В 1806 году, еще при жизни Селима III, Стамбул превратился в арену ожесточенных боев: янычары пытались взять приступом дворец своего повелителя.
Через двадцать лет столица Османской империи снова оказалась во власти разъяренных янычар. Но на этот раз удача изменила им. Спасаясь от картечи верных султану войск, они пытались было укрыться в казармах. Но здесь их настиг пожар. Те же, кто уцелел от пушек и огня и сдался на милость победителя, были повешены. Так в пеньковой петле был задушен наконец пятисотлетний страх, в котором янычары держали своих повелителей.
Роль мамлюков в судьбе египетских халифов настолько напоминает роль янычар, что история одних кажется повторением истории других. Подобно янычарам, мамлюки возводили на трон одних халифов и свергали других, основывали династии и истребляли их, пока сами в конце концов не были почти все истреблены халифами, а могущественное братство мамлюков не перестало существовать.
Такая же участь постигла и стрельцов, временами готовых превратиться в своего рода московских янычар. После массовых и жестоких казней стрелецкие войска были расформированы Петром I и сошли со страниц истории. Их место заняли гвардейские полки. Но и гвардейцы участвовали в дворцовых переворотах, свергали одних императоров и провозглашали других.
Глухой ночью 9 ноября 1740 года гвардейские офицеры и солдаты явились во дворец регента Бирона. Напуганного, полураздетого, закутанного в одеяла Бирона унесли в караульное помещение. Волею гвардии регентство кончилось.
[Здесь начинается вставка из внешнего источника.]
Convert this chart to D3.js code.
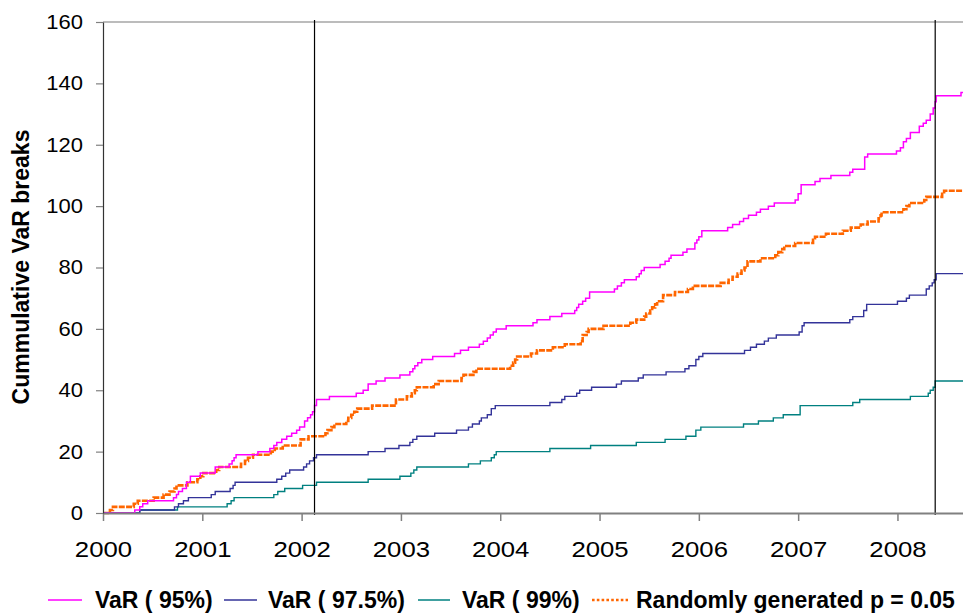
<!DOCTYPE html>
<html>
<head>
<meta charset="utf-8">
<script src="https://cdn.jsdelivr.net/npm/d3@7"></script>
<style>
  body { margin: 0; background: #fff; }
  svg { display: block; font-family: "Liberation Sans", Arial, sans-serif; }
</style>
</head>
<body>
<div id="chart"></div>
<script>
// cumulative VaR breaks, step points: [year, count]
const var95 = [[2000.00,0],[2000.32,1],[2000.37,2],[2000.40,3],[2000.45,4],[2000.71,5],[2000.74,6],[2000.76,7],[2000.80,8],[2000.84,10],[2000.88,12],[2000.98,13],[2001.13,15],[2001.27,16],[2001.30,17],[2001.32,18],[2001.34,19],[2001.56,20],[2001.68,21],[2001.72,22],[2001.75,23],[2001.80,24],[2001.85,25],[2001.90,26],[2001.95,27],[2001.98,28],[2002.03,30],[2002.06,31],[2002.09,32],[2002.11,33],[2002.13,35],[2002.15,37],[2002.28,38],[2002.55,39],[2002.62,40],[2002.67,42],[2002.75,43],[2002.84,44],[2002.99,45],[2003.09,46],[2003.12,47],[2003.14,48],[2003.17,49],[2003.21,50],[2003.32,51],[2003.54,52],[2003.60,53],[2003.68,54],[2003.79,55],[2003.83,56],[2003.87,57],[2003.90,58],[2003.93,59],[2003.96,60],[2004.06,61],[2004.33,62],[2004.37,63],[2004.50,64],[2004.62,65],[2004.75,66],[2004.77,67],[2004.79,68],[2004.83,69],[2004.86,70],[2004.90,72],[2005.15,73],[2005.18,74],[2005.22,75],[2005.25,76],[2005.37,77],[2005.40,78],[2005.42,79],[2005.45,80],[2005.61,81],[2005.66,82],[2005.70,83],[2005.72,84],[2005.84,85],[2005.88,86],[2005.96,88],[2005.98,89],[2006.00,90],[2006.03,92],[2006.29,93],[2006.34,94],[2006.41,95],[2006.45,96],[2006.50,97],[2006.58,98],[2006.62,99],[2006.70,100],[2006.76,101],[2006.97,102],[2007.00,104],[2007.03,107],[2007.17,108],[2007.22,109],[2007.33,110],[2007.52,111],[2007.55,112],[2007.67,116],[2007.70,117],[2007.99,118],[2008.03,119],[2008.06,121],[2008.09,122],[2008.13,124],[2008.22,126],[2008.26,127],[2008.29,128],[2008.33,130],[2008.36,132],[2008.38,134],[2008.39,136],[2008.64,137],[2008.66,137]];

const var975 = [[2000.00,0],[2000.37,1],[2000.72,2],[2000.76,3],[2000.81,4],[2000.86,5],[2001.09,6],[2001.13,7],[2001.28,8],[2001.31,9],[2001.33,10],[2001.75,11],[2001.80,12],[2001.84,13],[2001.88,14],[2002.02,15],[2002.05,16],[2002.08,17],[2002.12,18],[2002.15,19],[2002.67,20],[2002.84,21],[2002.98,22],[2003.09,23],[2003.12,24],[2003.16,25],[2003.34,26],[2003.56,27],[2003.68,28],[2003.72,29],[2003.79,30],[2003.81,31],[2003.87,32],[2003.91,34],[2003.95,35],[2004.50,36],[2004.62,37],[2004.65,38],[2004.77,39],[2004.80,40],[2004.92,41],[2005.17,42],[2005.22,43],[2005.39,44],[2005.44,45],[2005.67,46],[2005.86,47],[2005.90,48],[2005.97,50],[2006.00,51],[2006.04,52],[2006.46,53],[2006.52,54],[2006.58,55],[2006.66,56],[2006.70,57],[2006.78,58],[2007.01,59],[2007.04,61],[2007.06,62],[2007.52,63],[2007.55,64],[2007.66,66],[2007.69,68],[2008.00,69],[2008.09,70],[2008.12,71],[2008.29,73],[2008.32,74],[2008.35,75],[2008.37,76],[2008.39,78],[2008.66,78]];

const var99 = [[2000.00,0],[2000.37,1],[2000.75,2],[2001.25,3],[2001.29,4],[2001.32,5],[2001.72,6],[2001.76,7],[2001.83,8],[2002.01,9],[2002.15,10],[2002.67,11],[2002.99,12],[2003.10,13],[2003.13,14],[2003.16,15],[2003.68,16],[2003.80,17],[2003.91,18],[2003.94,19],[2003.96,20],[2004.50,21],[2004.91,22],[2005.37,23],[2005.66,24],[2005.87,25],[2005.97,27],[2006.02,28],[2006.45,29],[2006.60,30],[2006.75,31],[2006.85,32],[2007.02,35],[2007.55,36],[2007.62,37],[2008.13,38],[2008.31,39],[2008.33,40],[2008.36,41],[2008.38,43],[2008.66,43]];

const randomP05 = [[2000.00,0],[2000.07,1],[2000.10,2],[2000.31,3],[2000.35,4],[2000.51,5],[2000.61,6],[2000.67,7],[2000.72,8],[2000.74,9],[2000.85,10],[2000.95,11],[2000.98,12],[2001.01,13],[2001.14,14],[2001.17,15],[2001.39,16],[2001.43,17],[2001.46,18],[2001.51,19],[2001.69,20],[2001.73,21],[2001.81,22],[2001.99,24],[2002.07,25],[2002.24,26],[2002.26,27],[2002.30,28],[2002.33,29],[2002.45,30],[2002.47,31],[2002.50,32],[2002.53,33],[2002.56,34],[2002.71,35],[2002.95,37],[2003.06,38],[2003.11,39],[2003.14,40],[2003.16,41],[2003.33,42],[2003.38,43],[2003.61,44],[2003.63,45],[2003.73,46],[2003.76,47],[2004.10,48],[2004.13,49],[2004.15,50],[2004.17,51],[2004.31,52],[2004.37,53],[2004.53,54],[2004.65,55],[2004.81,56],[2004.83,58],[2004.87,59],[2004.89,60],[2005.04,61],[2005.31,62],[2005.37,63],[2005.45,64],[2005.47,65],[2005.51,66],[2005.53,67],[2005.56,68],[2005.58,69],[2005.64,71],[2005.76,72],[2005.89,73],[2005.94,74],[2006.22,75],[2006.30,76],[2006.34,77],[2006.39,78],[2006.43,79],[2006.46,80],[2006.49,82],[2006.62,83],[2006.77,84],[2006.80,85],[2006.84,86],[2006.86,87],[2006.97,88],[2007.15,89],[2007.17,90],[2007.28,91],[2007.45,92],[2007.53,93],[2007.63,94],[2007.70,95],[2007.81,96],[2007.83,97],[2007.84,98],[2008.06,99],[2008.09,100],[2008.12,101],[2008.27,102],[2008.29,103],[2008.45,104],[2008.47,105],[2008.66,105]];

const seriesNames = ["VaR ( 95%)", "VaR ( 97.5%)", "VaR ( 99%)", "Randomly generated p = 0.05"];
const yearTicks = [2000, 2001, 2002, 2003, 2004, 2005, 2006, 2007, 2008];
const yTicks = [0, 20, 40, 60, 80, 100, 120, 140, 160];
const markerYears = [2002.13, 2008.38];   // the two black vertical lines

const W = 963, H = 613;
const plotLeft = 103, plotRight = 963, plotTop = 22, plotBottom = 513;

const svg = d3.select("#chart").append("svg")
    .attr("width", W)
    .attr("height", H);

const x = d3.scaleLinear().domain([2000, 2008.66]).range([plotLeft, plotRight]);
const y = d3.scaleLinear().domain([0, 160]).range([plotBottom, plotTop]);

svg.append("defs").append("clipPath").attr("id", "plot")
    .append("rect")
    .attr("x", plotLeft).attr("y", plotTop - 2)
    .attr("width", plotRight - plotLeft).attr("height", plotBottom - plotTop + 4);

// top frame line
svg.append("line")
    .attr("x1", plotLeft).attr("x2", plotRight)
    .attr("y1", plotTop).attr("y2", plotTop)
    .attr("stroke", "#a6a6a6").attr("stroke-width", 1.5);

// series lines
const series = [
    { data: var95, color: "#ff00ff", width: 1.5, dash: null },
    { data: var975, color: "#333399", width: 1.4, dash: null },
    { data: var99, color: "#008080", width: 1.4, dash: null },
    { data: randomP05, color: "#ff6600", width: 2.6, dash: "6,1.3" }
];

const line = d3.line()
    .x(d => x(d[0]))
    .y(d => y(d[1]))
    .curve(d3.curveStepAfter);

const plot = svg.append("g").attr("clip-path", "url(#plot)");

// draw random series first so VaR lines sit on top
[3, 2, 1, 0].forEach(i => {
    const s = series[i];
    plot.append("path")
        .datum(s.data)
        .attr("fill", "none")
        .attr("stroke", s.color)
        .attr("stroke-width", s.width)
        .attr("stroke-dasharray", s.dash)
        .attr("d", line);
});

// vertical marker lines
svg.selectAll(".marker")
    .data(markerYears)
    .enter().append("line")
    .attr("class", "marker")
    .attr("x1", d => x(d)).attr("x2", d => x(d))
    .attr("y1", plotTop - 2).attr("y2", plotBottom + 2)
    .attr("stroke", "#000").attr("stroke-width", 1.2);

// x axis
const xAxis = svg.append("g")
    .attr("transform", `translate(0,${plotBottom})`)
    .call(d3.axisBottom(x).tickValues(yearTicks).tickSize(8).tickSizeOuter(0).tickFormat(d3.format("d")));
xAxis.select(".domain").attr("stroke", "#808080").attr("stroke-width", 2.2);
xAxis.selectAll(".tick line").attr("stroke", "#808080").attr("stroke-width", 1.5);
xAxis.selectAll(".tick text")
    .attr("y", 44).attr("dy", 0)
    .attr("transform", "scale(1.12,1)")
    .attr("font-size", 23)
    .attr("font-family", "Liberation Sans, Arial, sans-serif")
    .attr("fill", "#000");

// y axis
const yAxis = svg.append("g")
    .attr("transform", `translate(${plotLeft},0)`)
    .call(d3.axisLeft(y).tickValues(yTicks).tickSize(7).tickSizeOuter(0));
yAxis.select(".domain").attr("stroke", "#333").attr("stroke-width", 1.2);
yAxis.selectAll(".tick line").attr("stroke", "#808080").attr("stroke-width", 1.2);
yAxis.selectAll(".tick text")
    .attr("x", -20 / 1.1)
    .attr("transform", "scale(1.1,1)")
    .attr("font-size", 20)
    .attr("font-family", "Liberation Sans, Arial, sans-serif")
    .attr("fill", "#000");

// y axis title
svg.append("text")
    .attr("transform", "translate(29,267) rotate(-90)")
    .attr("text-anchor", "middle")
    .attr("font-size", 23)
    .attr("font-weight", "bold")
    .text("Cummulative VaR breaks");

// legend
const legendPos = [
    { x1: 48, x2: 82, tx: 95 },
    { x1: 224, x2: 257, tx: 268 },
    { x1: 418, x2: 450, tx: 462 },
    { x1: 592, x2: 628, tx: 636 }
];
const legendY = 600;

const legend = svg.append("g")
    .selectAll("g")
    .data(series)
    .enter().append("g");

legend.append("line")
    .attr("x1", (d, i) => legendPos[i].x1)
    .attr("x2", (d, i) => legendPos[i].x2)
    .attr("y1", legendY).attr("y2", legendY)
    .attr("stroke", d => d.color)
    .attr("stroke-width", d => d.dash ? 2.6 : 1.5)
    .attr("stroke-dasharray", d => d.dash ? "2.6,2.2" : null);

legend.append("text")
    .attr("x", (d, i) => legendPos[i].tx)
    .attr("y", legendY + 8)
    .attr("font-size", 23)
    .attr("font-weight", "bold")
    .text((d, i) => seriesNames[i]);
</script>
</body>
</html>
Правительницей при малолетнем императоре Иване Антоновиче стала принцесса брауншвейгская Анна Леопольдовна.
Прошел всего год, и такой же ноябрьской ночью, внезапно проснувшись, она с ужасом увидела в своей спальне людей в гвардейских мундирах. На этот раз они пришли, чтобы свергнуть ее… А наутро петербургские обыватели читали манифест, который начинался словами: «Божею милостью мы, Елисавет Первая, императрица и самодержица всероссийская, объявляем во всенародное известие…»
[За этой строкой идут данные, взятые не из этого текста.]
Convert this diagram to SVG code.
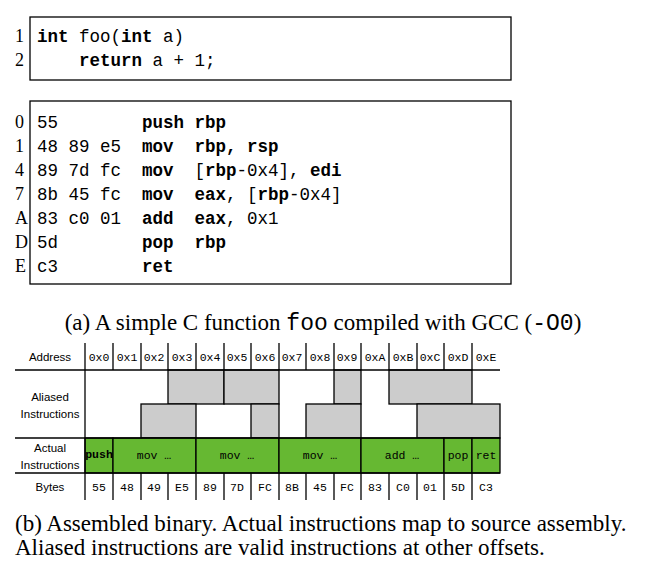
<svg xmlns="http://www.w3.org/2000/svg" width="646" height="572" viewBox="0 0 646 572">
<style>
.m{font-family:"Liberation Mono",monospace;font-size:17.5px;fill:#000;white-space:pre}
.b{font-weight:bold}
.n{font-family:"Liberation Serif",serif;font-size:18px;fill:#000}
.s{font-family:"Liberation Sans",sans-serif;font-size:11.5px;fill:#000;text-anchor:middle}
.h{font-family:"Liberation Mono",monospace;font-size:11.5px;fill:#000;text-anchor:middle;white-space:pre}
.g{fill:#cccccc;stroke:#000;stroke-width:1.3}
.a{fill:#66b832;stroke:#000;stroke-width:1.3}
.l{stroke:#000;stroke-width:1.3;fill:none}
.c{font-family:"Liberation Serif",serif;font-size:23px;fill:#000}
.cm{font-family:"Liberation Mono",monospace}
</style>
<rect width="646" height="572" fill="#fff"/>
<g id="source">
<rect x="30" y="17" width="481" height="63" fill="none" stroke="#000" stroke-width="1.3"/>
<text class="n" x="15" y="42">1</text><text class="n" x="15" y="66">2</text>
<text class="m" x="37" y="42"><tspan class="b">int</tspan> foo(<tspan class="b">int</tspan> a)</text>
<text class="m" x="37" y="66" xml:space="preserve">    <tspan class="b">return</tspan> a + 1;</text>
</g>
<g id="assembly">
<rect x="30" y="101" width="481" height="183" fill="none" stroke="#000" stroke-width="1.3"/>
<g class="n">
<text x="15" y="128">0</text><text x="15" y="152">1</text><text x="15" y="176">4</text><text x="15" y="200">7</text><text x="15" y="224">A</text><text x="15" y="248">D</text><text x="15" y="272">E</text>
</g>
<text class="m" x="37" y="128" xml:space="preserve">55        <tspan class="b">push rbp</tspan></text>
<text class="m" x="37" y="152" xml:space="preserve">48 89 e5  <tspan class="b">mov  rbp, rsp</tspan></text>
<text class="m" x="37" y="176" xml:space="preserve">89 7d fc  <tspan class="b">mov</tspan>  [<tspan class="b">rbp</tspan>-0x4], <tspan class="b">edi</tspan></text>
<text class="m" x="37" y="200" xml:space="preserve">8b 45 fc  <tspan class="b">mov</tspan>  <tspan class="b">eax</tspan>, [<tspan class="b">rbp</tspan>-0x4]</text>
<text class="m" x="37" y="224" xml:space="preserve">83 c0 01  <tspan class="b">add</tspan>  <tspan class="b">eax</tspan>, 0x1</text>
<text class="m" x="37" y="248" xml:space="preserve">5d        <tspan class="b">pop  rbp</tspan></text>
<text class="m" x="37" y="272" xml:space="preserve">c3        <tspan class="b">ret</tspan></text>
</g>
<text class="c" x="323" y="330" text-anchor="middle">(a) A simple C function <tspan class="cm">foo</tspan> compiled with GCC (<tspan class="cm">-O0</tspan>)</text>
<g id="table">
<g id="labels">
<text class="s" x="50" y="361">Address</text>
<text class="s" x="50" y="401">Aliased</text><text class="s" x="50" y="418">Instructions</text>
<text class="s" x="50" y="452">Actual</text><text class="s" x="50" y="469">Instructions</text>
<text class="s" x="50" y="491">Bytes</text>
</g>
<g id="aliased">
<rect class="g" x="168" y="370" width="56" height="34"/>
<rect class="g" x="224" y="370" width="55" height="34"/>
<rect class="g" x="334" y="370" width="27" height="34"/>
<rect class="g" x="389" y="370" width="83" height="34"/>
<rect class="g" x="141" y="404" width="55" height="34"/>
<rect class="g" x="251" y="404" width="28" height="34"/>
<rect class="g" x="306" y="404" width="55" height="34"/>
<rect class="g" x="417" y="404" width="83" height="34"/>
</g>
<g id="actual">
<rect class="a" x="85" y="438" width="28" height="35"/>
<rect class="a" x="113" y="438" width="83" height="35"/>
<rect class="a" x="196" y="438" width="83" height="35"/>
<rect class="a" x="279" y="438" width="82" height="35"/>
<rect class="a" x="361" y="438" width="83" height="35"/>
<rect class="a" x="444" y="438" width="28" height="35"/>
<rect class="a" x="472" y="438" width="28" height="35"/>
<text class="h" x="99" y="458" font-size="6" font-weight="bold">push</text>
<text class="h" x="154" y="459" xml:space="preserve">mov …</text>
<text class="h" x="237" y="459" xml:space="preserve">mov …</text>
<text class="h" x="320" y="459" xml:space="preserve">mov …</text>
<text class="h" x="402" y="459" xml:space="preserve">add …</text>
<text class="h" x="458" y="459">pop</text>
<text class="h" x="486" y="459">ret</text>
</g>
<g id="grid">
<line class="l" x1="15" y1="370" x2="500" y2="370"/>
<line class="l" x1="15" y1="438" x2="500" y2="438"/>
<line class="l" x1="15" y1="473" x2="500" y2="473"/>
<line class="l" x1="85" y1="343" x2="85" y2="500"/>
<path class="l" d="M113 343V370M141 343V370M168 343V370M196 343V370M224 343V370M251 343V370M279 343V370M306 343V370M334 343V370M361 343V370M389 343V370M417 343V370M444 343V370M472 343V370M113 473V500M141 473V500M168 473V500M196 473V500M224 473V500M251 473V500M279 473V500M306 473V500M334 473V500M361 473V500M389 473V500M417 473V500M444 473V500M472 473V500"/>
</g>
<g class="h">
<text x="99" y="361">0x0</text><text x="127" y="361">0x1</text><text x="154" y="361">0x2</text><text x="182" y="361">0x3</text><text x="210" y="361">0x4</text><text x="237" y="361">0x5</text><text x="265" y="361">0x6</text><text x="292" y="361">0x7</text><text x="320" y="361">0x8</text><text x="347" y="361">0x9</text><text x="375" y="361">0xA</text><text x="403" y="361">0xB</text><text x="430" y="361">0xC</text><text x="458" y="361">0xD</text><text x="486" y="361">0xE</text>
<text x="99" y="491">55</text><text x="127" y="491">48</text><text x="154" y="491">49</text><text x="182" y="491">E5</text><text x="210" y="491">89</text><text x="237" y="491">7D</text><text x="265" y="491">FC</text><text x="292" y="491">8B</text><text x="320" y="491">45</text><text x="347" y="491">FC</text><text x="375" y="491">83</text><text x="403" y="491">C0</text><text x="430" y="491">01</text><text x="458" y="491">5D</text><text x="486" y="491">C3</text>
</g>
</g>
<text class="c" x="15" y="531">(b) Assembled binary. Actual instructions map to source assembly.</text>
<text class="c" x="15" y="555">Aliased instructions are valid instructions at other offsets.</text>
</svg>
При таком чередовании событий естественным и закономерным было то, что среди военной дворянской молодежи нашлись люди, вознамерившиеся в свою очередь свергнуть Елизавету и возвести на престол заключенного ею в крепость Ивана Антоновича.
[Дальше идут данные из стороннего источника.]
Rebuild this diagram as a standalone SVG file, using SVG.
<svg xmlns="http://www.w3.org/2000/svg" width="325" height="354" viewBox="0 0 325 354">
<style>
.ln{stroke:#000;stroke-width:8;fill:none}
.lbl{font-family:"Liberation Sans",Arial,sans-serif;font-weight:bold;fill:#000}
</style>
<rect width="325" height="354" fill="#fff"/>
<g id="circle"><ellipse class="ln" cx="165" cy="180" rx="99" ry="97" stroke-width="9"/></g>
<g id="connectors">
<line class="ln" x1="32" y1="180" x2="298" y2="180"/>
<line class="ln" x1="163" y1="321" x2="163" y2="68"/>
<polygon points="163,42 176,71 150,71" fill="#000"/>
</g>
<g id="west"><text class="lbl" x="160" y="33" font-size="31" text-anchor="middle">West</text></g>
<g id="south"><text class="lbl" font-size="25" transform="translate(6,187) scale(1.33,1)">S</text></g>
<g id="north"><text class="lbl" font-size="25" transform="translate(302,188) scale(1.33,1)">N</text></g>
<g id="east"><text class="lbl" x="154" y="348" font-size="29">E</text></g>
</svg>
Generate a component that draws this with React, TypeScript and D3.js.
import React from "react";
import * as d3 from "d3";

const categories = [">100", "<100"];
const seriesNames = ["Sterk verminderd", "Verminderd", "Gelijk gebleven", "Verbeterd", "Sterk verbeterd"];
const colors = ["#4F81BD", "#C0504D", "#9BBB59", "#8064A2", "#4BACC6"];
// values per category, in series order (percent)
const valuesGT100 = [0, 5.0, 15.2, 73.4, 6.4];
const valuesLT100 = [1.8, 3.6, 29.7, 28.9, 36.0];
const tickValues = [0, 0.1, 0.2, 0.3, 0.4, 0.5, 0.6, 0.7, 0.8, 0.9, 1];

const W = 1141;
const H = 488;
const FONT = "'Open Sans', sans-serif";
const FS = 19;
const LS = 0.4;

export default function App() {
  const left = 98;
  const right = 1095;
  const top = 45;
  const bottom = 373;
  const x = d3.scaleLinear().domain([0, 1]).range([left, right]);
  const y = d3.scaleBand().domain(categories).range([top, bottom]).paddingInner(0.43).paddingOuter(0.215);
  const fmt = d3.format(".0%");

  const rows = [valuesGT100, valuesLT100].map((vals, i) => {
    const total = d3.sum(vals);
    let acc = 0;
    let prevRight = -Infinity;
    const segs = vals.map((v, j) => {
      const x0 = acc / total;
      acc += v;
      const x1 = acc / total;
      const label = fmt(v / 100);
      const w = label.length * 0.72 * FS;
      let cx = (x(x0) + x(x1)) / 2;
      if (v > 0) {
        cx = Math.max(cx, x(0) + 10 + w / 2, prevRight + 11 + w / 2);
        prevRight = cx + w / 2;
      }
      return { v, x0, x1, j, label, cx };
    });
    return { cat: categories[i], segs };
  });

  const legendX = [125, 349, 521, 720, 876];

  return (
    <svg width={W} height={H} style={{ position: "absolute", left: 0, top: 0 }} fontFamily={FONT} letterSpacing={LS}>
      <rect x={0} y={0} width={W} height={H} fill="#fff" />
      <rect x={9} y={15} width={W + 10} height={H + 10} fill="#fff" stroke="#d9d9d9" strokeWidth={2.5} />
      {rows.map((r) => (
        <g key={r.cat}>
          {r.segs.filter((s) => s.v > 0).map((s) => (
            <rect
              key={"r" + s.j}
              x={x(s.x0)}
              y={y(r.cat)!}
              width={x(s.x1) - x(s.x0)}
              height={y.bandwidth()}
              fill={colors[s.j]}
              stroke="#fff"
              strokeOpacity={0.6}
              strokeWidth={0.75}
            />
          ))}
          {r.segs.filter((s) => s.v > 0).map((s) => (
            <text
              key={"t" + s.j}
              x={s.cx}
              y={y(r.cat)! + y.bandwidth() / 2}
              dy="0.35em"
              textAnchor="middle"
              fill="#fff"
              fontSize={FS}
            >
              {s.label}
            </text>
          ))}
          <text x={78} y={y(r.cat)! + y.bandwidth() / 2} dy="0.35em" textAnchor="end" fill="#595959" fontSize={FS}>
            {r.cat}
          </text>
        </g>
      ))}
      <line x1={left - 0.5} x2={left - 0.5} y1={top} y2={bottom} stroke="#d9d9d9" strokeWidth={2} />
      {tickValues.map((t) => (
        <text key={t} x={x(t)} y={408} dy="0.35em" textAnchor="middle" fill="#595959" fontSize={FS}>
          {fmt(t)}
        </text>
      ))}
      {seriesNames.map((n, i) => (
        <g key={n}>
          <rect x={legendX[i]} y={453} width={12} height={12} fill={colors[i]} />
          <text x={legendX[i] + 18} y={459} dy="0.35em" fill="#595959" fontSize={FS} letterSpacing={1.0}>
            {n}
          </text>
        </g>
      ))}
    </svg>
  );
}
Понятно и то сложное чувство признательности и страха, которое должна была испытывать сама императрица по отношению к тем, кто возвел ее на престол. Как-то запившего гренадера собственной ее величества роты начальство имело неосторожность посадить под арест. На следующий день рота объявила императрице бойкот – ни один человек не явился во дворец. Елизавета поняла предупреждение. Она «немедленно и очень любезно приказала освободить арестованного и простила его». Как писал по поводу этого случая один из иностранных послов, «замечательное поведение гренадеров должно вызвать на размышление».